Легенда о Вавилоне - страница 13
.
В то же время, неслучайно столь упорное обращение европейских мыслителей к теме многоязыкости, к способности или неспособности носителей одного языка понимать ближайшего соседа. Ведь часть «европейского чуда» заложена именно в существовании многокультурности и многоязычия на очень небольшом географическом пространстве, а также в плодотворной конкуренции между братьями-соперниками, положить конец которой не смогла ни одна транснациональная империя. Отчасти к бурлящему котлу «Вавилонской Башни» позднего Средневековья и восходит сформировавшееся к XVII в. мировое лидерство европейской, а в настоящее время неозападной цивилизации.

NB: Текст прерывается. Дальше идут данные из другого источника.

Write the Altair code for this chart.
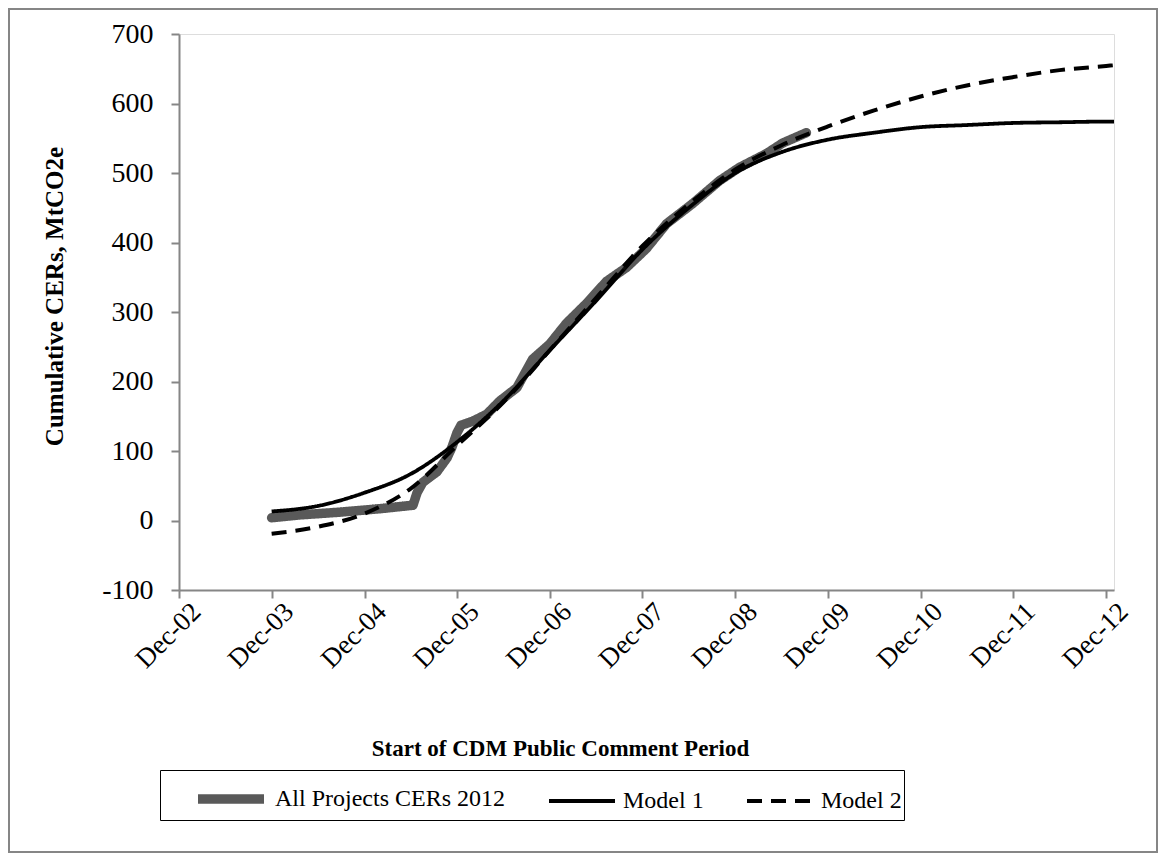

В отличие от высоких историко-философских и филологических материй гордыня всем хорошо известна. Даже слишком хорошо. Многие, если не почти все, пробовали чужую гордыню на своей шкуре, и, наоборот, упражняли собственную на иных представителях рода людского. Поэтому образ Башни — посрамленной гордыни (одного из семи смертных грехов) — вдохновлял многих художников. Впервые он возникает в европейской живописи уже в раннем Средневековье, вместе с другими главнейшими библейскими образами и символами. Часто, впрочем, Вавилонская Башня используется как иллюстрация нечестивой постройки человеческой. В таком случае ей противопоставляется изображенный неподалеку боговдохновенный Ноев ковчег.
Нельзя исключить, что постепенное появление Башни на стенах европейских соборов Высокого Средневековья (например в венецианском соборе св. Марка) связано с тем, что современники воспринимали символизируемые ею события с некоторой остротой. Именно тогда предгуманисты-европейцы впервые осознали присущую им отныне трагическую раздробленность и многоголосицу, и их последствия — по сравнению с «утраченным» единством Римской империи и латинского языка[43]. Позже, на рубеже Нового времени, в XVI в.

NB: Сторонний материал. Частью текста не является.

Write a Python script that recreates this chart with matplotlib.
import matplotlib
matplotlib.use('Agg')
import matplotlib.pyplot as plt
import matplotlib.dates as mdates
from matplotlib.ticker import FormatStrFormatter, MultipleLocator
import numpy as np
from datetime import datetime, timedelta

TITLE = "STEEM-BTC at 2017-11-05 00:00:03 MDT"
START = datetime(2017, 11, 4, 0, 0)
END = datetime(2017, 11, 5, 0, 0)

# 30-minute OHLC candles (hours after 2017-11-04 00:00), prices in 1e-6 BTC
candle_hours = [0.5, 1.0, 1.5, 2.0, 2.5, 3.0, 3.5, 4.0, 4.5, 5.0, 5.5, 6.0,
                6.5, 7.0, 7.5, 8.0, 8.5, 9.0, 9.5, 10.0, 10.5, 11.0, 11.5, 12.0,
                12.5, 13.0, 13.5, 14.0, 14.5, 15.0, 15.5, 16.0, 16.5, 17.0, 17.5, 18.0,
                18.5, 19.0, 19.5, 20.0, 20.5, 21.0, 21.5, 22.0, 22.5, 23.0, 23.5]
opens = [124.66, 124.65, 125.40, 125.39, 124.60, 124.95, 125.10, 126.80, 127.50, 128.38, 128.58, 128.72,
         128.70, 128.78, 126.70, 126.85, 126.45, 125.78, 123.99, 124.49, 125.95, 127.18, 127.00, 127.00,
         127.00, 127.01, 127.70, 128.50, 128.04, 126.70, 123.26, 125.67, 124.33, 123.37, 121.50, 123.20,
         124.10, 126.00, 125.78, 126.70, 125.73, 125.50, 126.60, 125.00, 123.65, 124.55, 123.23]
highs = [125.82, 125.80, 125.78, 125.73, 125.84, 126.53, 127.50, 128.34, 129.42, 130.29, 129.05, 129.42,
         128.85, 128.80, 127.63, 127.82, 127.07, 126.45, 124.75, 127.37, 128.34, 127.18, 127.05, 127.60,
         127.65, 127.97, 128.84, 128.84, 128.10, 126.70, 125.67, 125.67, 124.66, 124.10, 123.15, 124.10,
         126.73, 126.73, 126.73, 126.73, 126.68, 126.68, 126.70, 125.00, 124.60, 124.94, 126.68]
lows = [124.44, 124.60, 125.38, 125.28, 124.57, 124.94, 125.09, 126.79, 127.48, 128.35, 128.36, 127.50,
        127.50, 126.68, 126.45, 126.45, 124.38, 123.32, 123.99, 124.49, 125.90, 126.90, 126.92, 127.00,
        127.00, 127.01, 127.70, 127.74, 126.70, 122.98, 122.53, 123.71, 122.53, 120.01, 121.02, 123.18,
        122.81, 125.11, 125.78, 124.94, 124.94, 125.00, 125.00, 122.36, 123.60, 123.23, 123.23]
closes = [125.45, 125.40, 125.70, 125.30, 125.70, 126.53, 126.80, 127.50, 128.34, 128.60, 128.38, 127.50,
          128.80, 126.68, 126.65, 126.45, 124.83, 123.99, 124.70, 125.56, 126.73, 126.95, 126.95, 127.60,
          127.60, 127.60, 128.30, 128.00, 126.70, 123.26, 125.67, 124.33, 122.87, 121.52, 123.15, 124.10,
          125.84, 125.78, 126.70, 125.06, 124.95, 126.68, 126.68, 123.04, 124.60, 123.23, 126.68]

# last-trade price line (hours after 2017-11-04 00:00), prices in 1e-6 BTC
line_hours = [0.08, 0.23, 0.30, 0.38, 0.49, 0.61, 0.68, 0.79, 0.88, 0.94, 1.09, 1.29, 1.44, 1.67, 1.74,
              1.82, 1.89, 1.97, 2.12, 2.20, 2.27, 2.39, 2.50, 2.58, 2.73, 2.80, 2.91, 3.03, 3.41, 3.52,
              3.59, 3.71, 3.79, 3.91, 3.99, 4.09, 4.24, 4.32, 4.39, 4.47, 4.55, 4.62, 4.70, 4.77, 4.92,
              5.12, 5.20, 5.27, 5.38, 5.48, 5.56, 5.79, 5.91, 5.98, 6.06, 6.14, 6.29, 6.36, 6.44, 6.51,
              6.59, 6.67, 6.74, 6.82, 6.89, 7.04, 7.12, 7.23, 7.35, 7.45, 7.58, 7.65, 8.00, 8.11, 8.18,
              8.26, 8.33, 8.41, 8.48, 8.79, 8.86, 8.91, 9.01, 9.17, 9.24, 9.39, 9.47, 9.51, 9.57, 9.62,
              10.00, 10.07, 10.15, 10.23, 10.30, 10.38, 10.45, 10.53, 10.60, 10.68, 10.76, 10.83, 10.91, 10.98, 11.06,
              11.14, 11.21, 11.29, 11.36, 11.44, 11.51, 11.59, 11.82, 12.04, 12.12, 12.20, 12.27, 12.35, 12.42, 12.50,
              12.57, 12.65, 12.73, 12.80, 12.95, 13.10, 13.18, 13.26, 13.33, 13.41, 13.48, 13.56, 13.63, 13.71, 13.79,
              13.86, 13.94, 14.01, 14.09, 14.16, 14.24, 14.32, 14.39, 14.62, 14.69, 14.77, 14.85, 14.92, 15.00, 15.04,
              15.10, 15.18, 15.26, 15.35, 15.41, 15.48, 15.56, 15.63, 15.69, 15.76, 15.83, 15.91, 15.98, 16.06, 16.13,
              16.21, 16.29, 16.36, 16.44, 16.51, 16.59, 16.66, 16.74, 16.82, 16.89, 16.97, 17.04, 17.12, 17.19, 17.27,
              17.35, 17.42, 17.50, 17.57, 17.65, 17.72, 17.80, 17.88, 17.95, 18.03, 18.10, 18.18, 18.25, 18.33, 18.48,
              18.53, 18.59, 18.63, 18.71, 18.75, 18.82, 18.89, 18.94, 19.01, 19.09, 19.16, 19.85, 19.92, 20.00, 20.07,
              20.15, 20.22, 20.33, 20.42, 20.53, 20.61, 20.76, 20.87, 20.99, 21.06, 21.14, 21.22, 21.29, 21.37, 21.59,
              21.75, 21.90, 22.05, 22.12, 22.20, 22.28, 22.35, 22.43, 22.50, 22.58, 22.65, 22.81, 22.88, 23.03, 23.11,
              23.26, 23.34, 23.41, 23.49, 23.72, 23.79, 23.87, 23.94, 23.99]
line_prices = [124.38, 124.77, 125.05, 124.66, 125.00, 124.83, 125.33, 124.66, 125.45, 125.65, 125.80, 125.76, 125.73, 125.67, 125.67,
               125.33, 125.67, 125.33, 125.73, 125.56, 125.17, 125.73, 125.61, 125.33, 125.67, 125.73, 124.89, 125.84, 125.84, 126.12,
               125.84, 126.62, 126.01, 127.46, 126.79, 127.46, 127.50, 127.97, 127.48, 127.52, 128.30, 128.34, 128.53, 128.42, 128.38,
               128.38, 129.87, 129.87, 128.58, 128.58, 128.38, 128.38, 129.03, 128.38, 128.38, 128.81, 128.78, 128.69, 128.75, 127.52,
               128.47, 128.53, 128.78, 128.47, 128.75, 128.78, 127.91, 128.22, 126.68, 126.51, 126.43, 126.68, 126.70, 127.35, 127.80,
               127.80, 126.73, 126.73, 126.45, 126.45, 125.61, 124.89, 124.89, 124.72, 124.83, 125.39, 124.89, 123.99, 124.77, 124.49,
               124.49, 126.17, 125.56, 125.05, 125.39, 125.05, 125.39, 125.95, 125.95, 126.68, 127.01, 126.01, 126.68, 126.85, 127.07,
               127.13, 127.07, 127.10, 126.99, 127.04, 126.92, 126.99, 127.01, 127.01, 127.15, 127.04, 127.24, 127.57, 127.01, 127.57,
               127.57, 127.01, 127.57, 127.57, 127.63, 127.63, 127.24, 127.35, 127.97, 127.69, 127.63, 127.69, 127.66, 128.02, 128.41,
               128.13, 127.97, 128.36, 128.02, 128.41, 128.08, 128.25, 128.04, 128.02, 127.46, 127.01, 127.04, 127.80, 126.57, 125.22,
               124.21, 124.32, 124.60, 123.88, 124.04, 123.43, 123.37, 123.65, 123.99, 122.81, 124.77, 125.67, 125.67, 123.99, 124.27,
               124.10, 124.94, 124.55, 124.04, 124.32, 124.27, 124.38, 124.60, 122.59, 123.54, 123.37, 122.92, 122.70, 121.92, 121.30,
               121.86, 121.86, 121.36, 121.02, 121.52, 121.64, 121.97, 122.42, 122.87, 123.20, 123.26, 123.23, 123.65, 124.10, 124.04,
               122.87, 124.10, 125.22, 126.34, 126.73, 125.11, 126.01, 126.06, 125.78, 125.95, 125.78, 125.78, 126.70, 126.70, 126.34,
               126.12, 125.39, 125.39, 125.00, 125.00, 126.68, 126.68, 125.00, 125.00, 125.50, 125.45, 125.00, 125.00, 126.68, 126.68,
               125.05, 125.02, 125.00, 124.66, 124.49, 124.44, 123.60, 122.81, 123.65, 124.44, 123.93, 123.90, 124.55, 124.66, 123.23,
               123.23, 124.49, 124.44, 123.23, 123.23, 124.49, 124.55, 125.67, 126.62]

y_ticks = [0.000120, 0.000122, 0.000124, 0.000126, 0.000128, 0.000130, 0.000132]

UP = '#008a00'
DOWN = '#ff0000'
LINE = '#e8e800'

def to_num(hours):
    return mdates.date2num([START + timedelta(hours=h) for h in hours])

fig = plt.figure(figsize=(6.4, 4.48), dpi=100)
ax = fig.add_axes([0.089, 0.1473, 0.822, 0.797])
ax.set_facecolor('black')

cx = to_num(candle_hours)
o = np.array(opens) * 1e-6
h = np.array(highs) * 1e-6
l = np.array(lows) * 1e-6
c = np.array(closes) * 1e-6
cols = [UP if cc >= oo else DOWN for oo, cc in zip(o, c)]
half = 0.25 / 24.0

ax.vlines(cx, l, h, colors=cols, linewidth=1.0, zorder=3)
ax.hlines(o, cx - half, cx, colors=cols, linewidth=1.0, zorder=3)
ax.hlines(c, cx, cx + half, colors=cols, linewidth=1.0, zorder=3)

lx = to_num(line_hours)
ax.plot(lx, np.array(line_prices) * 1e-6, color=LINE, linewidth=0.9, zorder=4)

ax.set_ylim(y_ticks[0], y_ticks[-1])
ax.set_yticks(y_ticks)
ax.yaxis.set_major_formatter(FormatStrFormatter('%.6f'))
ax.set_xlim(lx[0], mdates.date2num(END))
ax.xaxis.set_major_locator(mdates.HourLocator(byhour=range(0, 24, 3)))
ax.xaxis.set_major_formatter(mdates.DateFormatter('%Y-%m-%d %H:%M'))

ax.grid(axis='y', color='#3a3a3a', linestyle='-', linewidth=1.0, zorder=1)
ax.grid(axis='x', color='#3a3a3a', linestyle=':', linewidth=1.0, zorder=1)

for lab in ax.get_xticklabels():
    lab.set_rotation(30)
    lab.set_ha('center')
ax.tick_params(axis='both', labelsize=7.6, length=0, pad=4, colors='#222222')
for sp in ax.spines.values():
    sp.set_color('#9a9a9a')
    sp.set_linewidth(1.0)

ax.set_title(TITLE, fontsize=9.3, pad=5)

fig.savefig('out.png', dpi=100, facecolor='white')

Башня стала уже очень распространенным живописным сюжетом[44]. Похоже, что эта тема была особенно близка людям ранней Реформации, когда вопрос о грехе и греховности получил выражение, весьма отличное от традиционного средневекового (да и раскол в ту эпоху настиг христианский мир еще один раз).

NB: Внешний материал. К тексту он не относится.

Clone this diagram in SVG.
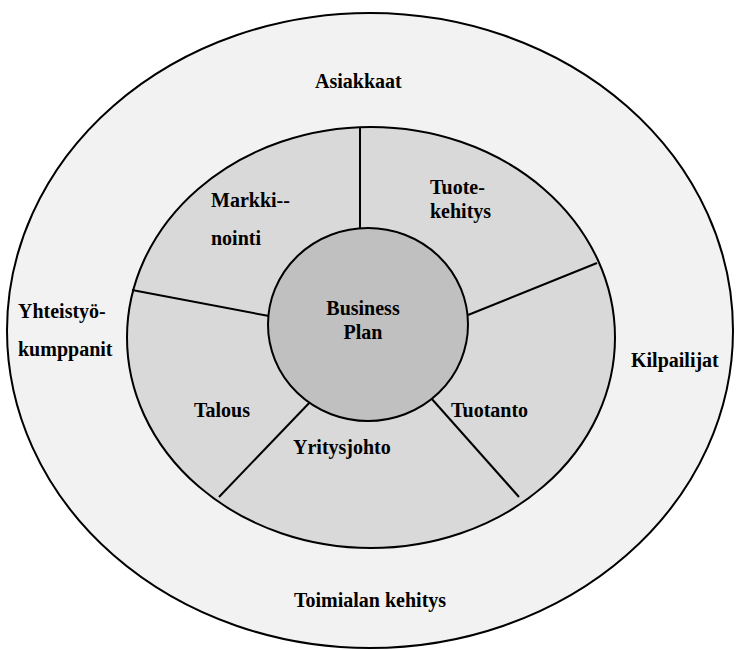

Все вышеуказанное могло и не повлиять на эстетическую судьбу данного образа, не заинтересуй он одного из величайших художников человечества. Обращение мастера к библейской притче представляется преднамеренным, ибо он, почти никогда не повторявший собственных сюжетов, оставил два изображения Вавилонской Башни. Было и третье, по-видимому, утраченное. Сюжеты же, увлекавшие великих художников, часто становятся бессмертными. Интересно, что при всей живописной популярности Башни, ее запечатлел лишь один гений, возможно потому, что чисто иллюстративно изобразить постройку до небес относительно легко, а вложить в нее глубокий, поистине библейский смысл — сложно. Немало есть здесь и трудностей технических, связанных с композицией, перспективой и т. п. Вообще, башня, особенно большая — неудобный и неблагодарный предмет для рисования. Вероятно, многие крупные художники это понимали и так просто за дело браться не решались, тем более что в их распоряжении были еще сотни сюжетов, возможно, более им близких и живописно адекватных. Так что бессмертие Башне принесли не оставивший нам своего имени Яхвист[45] и проиллюстрировавший его две с половиной тысячи лет спустя Питер Брейгель Старший[46].
Любопытно, что даже поверхностный взгляд на шедевр фламандца[47] опять заставляет вспомнить о другом Мировом Городе — Риме, столь очевидны заимствованные у Колизея архитектурные особенности недостроенной «лестницы в небо». Случаен ли легкий мостик между Римом и Вавилоном? По-видимому, нет, и возник он не только оттого, что Брейгель бывал в Италии и видел тамошние впечатляющие руины. У великих художников случайного не бывает. Поэтому, внимательно вглядевшись в недостроенные внутренности брейгелевской Башни, можно заметить, что ее структура архитектурно несообразна. Очевиден и контраст между отделанной до мелочей левой от зрителя частью фасада, за которым явно находится пустота, и двумя выступающими фрагментами необработанной скалы, один из которых тянется до нижнего яруса и оказывается в самом центре нашего поля зрения. Художник то ли говорит о спешке и несогласованности строителей, то ли о том, что в Башне с самого начала содержались внутренние дефекты, либо провидит ее не столь далекое разрушение. А может быть, делает все это одновременно.